Copy only what lies from the line containing "Reproduce this chart with Plotly." through the line containing "import plotly.graph_objects as go" in the entries below, keeping both end lines exact and dropping every picture.

### [MATERIAL SUPPLIED]
** start **

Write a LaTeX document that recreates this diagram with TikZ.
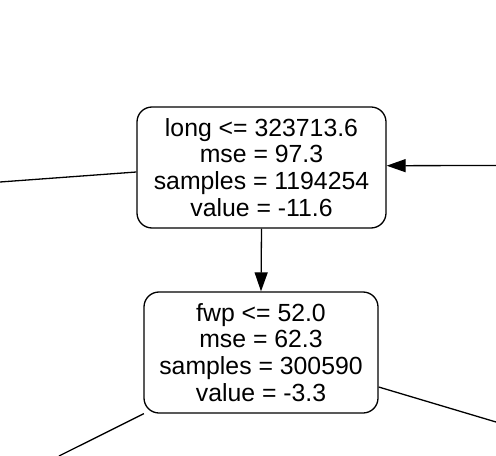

** end **
** start **

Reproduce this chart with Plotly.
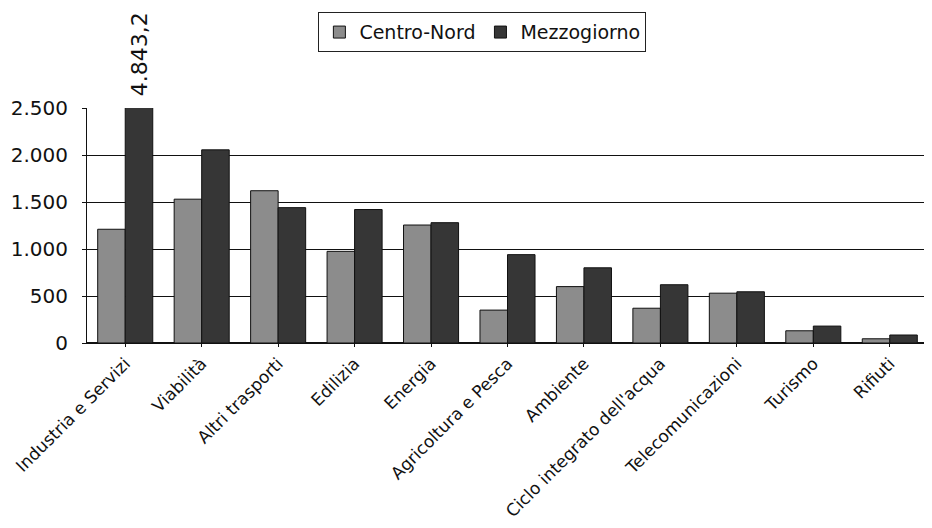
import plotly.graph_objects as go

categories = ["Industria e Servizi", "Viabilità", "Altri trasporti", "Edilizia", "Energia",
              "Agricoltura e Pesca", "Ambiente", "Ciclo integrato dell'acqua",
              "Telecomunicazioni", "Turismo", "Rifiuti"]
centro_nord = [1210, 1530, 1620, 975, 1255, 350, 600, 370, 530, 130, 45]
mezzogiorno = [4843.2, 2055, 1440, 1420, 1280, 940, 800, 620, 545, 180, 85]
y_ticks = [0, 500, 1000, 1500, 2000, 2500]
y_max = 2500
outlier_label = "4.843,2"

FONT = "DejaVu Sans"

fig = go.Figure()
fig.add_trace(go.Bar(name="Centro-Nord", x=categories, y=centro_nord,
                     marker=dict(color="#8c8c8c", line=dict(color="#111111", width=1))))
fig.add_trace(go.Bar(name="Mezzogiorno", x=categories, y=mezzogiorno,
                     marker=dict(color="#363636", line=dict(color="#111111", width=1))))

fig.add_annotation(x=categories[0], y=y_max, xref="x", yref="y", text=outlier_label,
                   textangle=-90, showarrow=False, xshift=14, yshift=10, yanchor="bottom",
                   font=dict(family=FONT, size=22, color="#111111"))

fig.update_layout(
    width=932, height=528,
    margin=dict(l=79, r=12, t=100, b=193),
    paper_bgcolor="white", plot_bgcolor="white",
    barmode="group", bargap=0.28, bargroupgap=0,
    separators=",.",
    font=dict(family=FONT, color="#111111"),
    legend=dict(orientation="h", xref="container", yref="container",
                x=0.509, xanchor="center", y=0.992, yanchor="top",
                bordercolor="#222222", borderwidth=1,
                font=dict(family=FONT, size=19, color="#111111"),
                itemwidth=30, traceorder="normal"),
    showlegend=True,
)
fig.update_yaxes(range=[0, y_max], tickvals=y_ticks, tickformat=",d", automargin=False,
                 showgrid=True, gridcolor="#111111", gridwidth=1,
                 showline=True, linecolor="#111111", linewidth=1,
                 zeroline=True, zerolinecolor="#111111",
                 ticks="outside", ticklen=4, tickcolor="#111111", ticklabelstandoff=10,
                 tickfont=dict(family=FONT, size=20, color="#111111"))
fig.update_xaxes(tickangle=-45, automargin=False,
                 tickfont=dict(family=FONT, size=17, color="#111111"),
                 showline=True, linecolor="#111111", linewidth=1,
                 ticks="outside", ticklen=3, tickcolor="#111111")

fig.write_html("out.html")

** end **
** start **

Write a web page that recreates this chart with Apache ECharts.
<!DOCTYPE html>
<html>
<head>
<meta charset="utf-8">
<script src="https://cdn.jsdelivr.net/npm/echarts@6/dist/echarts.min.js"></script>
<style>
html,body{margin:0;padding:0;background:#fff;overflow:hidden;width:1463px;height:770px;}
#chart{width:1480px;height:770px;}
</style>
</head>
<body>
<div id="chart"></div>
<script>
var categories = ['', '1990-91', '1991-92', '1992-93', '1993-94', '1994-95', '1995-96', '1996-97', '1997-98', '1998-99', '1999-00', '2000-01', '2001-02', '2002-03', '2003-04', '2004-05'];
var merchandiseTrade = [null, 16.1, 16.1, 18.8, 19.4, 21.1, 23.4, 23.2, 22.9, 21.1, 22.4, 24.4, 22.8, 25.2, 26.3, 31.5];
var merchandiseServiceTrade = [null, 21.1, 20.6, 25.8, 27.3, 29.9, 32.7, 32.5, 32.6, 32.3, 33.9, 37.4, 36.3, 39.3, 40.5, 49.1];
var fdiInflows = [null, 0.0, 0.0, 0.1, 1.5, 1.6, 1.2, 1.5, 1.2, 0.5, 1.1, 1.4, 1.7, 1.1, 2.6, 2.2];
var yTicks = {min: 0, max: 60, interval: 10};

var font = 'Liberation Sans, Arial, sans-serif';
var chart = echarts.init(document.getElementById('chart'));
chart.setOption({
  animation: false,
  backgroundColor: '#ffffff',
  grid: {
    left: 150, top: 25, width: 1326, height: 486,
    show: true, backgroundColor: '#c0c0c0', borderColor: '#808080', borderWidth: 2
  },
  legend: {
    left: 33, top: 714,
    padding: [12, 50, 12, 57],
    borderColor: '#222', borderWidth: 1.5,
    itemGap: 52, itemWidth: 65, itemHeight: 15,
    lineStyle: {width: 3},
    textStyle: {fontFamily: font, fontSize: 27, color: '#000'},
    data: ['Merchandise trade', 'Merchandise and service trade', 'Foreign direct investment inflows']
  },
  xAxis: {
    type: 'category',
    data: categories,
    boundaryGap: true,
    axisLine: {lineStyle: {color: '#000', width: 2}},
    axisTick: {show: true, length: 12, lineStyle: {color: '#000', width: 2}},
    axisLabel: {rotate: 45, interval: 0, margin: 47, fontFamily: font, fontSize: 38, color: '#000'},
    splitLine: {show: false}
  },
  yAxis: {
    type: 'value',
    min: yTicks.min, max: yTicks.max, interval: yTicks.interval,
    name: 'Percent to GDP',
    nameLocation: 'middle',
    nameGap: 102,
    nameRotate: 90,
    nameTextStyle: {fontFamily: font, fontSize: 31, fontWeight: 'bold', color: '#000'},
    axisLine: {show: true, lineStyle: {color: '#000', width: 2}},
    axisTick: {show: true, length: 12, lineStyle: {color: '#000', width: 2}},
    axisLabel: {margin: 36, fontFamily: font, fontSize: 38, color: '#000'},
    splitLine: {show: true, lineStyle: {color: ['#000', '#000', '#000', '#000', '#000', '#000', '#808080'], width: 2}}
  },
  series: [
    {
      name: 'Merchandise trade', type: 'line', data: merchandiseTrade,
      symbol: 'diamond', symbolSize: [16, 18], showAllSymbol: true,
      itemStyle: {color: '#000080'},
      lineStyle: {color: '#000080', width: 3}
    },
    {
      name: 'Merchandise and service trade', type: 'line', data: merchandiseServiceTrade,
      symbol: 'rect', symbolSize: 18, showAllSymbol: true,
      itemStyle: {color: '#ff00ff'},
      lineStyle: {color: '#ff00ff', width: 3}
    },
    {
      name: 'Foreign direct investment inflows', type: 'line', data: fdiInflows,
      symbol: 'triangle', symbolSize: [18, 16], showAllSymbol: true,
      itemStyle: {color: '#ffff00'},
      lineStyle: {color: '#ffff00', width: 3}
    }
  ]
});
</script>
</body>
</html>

** end **

### [RESULT FOR THIS TASK]
Reproduce this chart with Plotly.
import plotly.graph_objects as go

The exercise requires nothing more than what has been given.